Thursday, April 15, 2021

The Hidden Life..., Part 5

Sapsucker Damage on Elm Tree

(This is part of The Hidden Life of the Hideous Tree, a nine-part series about discovering nature in my front yard. View previous installments here. The entire project is also available with additional images as an e-book.)

Judging from the results of a Google search, most of the people who discover they’re living with a sapsucker do the same thing: Try to find ways to get rid of it. It’s an understandable reaction. As I was now seeing firsthand, the birds do extensive damage.

You have probably guessed — and rightly so — that the sapsucker is after sap. To reach it, it must first punch through the bark. The holes it makes are actually tiny wells. Feeding is therefore a two-step process. After drilling the well, the bird must wait for it to fill with sap. That can take a while, so as it waits it drills more wells.

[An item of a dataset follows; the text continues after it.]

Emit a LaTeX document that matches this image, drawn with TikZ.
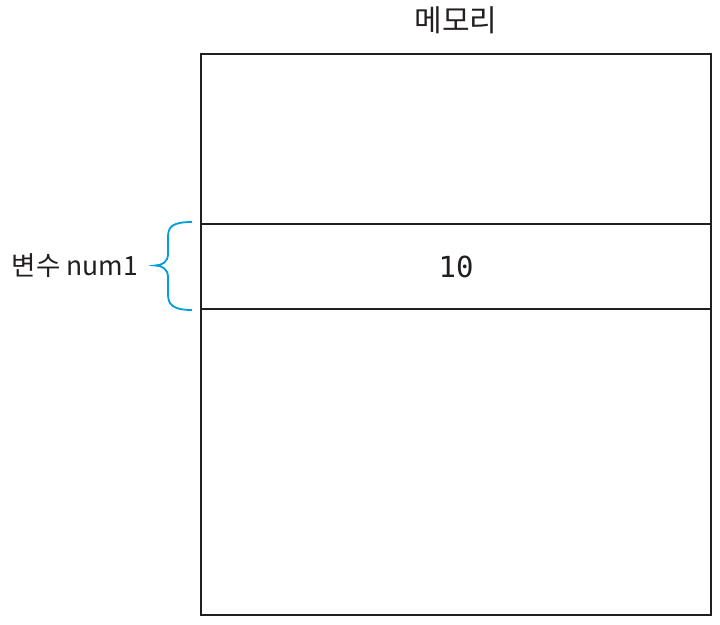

In the worst case, the tree’s bark can become colander-like, sap oozing through the holes. And when the sap runs dry, the sapsucker’s holes can become gateways to destruction, allowing fungi and bacteria through to consume the tree from the inside out.

It’s this doomsday scenario that sends homeowners to the internet, frantically searching for ways to keep the bird at bay. When a sapsucker finds a tree it likes, that becomes its tree. And it has a maintenance plan of its own: one that’s designed to keep the sap flowing.

I’ve seen this kind of damage, although not in my yard. On a nature walk I once saw a tree that looked like it was crying sap. It had a certain abstract beauty. But then it’s easier to appreciate the handiwork of an avian Jackson Pollock when the canvas is someone else’s tree.

Once a sapsucker has taken a liking to your tree, some arborists suggest wrapping the trunk in burlap. That seems to prevent the bird from tending to the wells it has started, allowing the tree to heal. I might have done something like that had my tree been a birch. If a sapsucker starts on one of those, it’s a flip of a coin as to whether the tree will survive.

For my tree, like more than 90 percent of others, a sapsucker residency is a blessing — not a curse.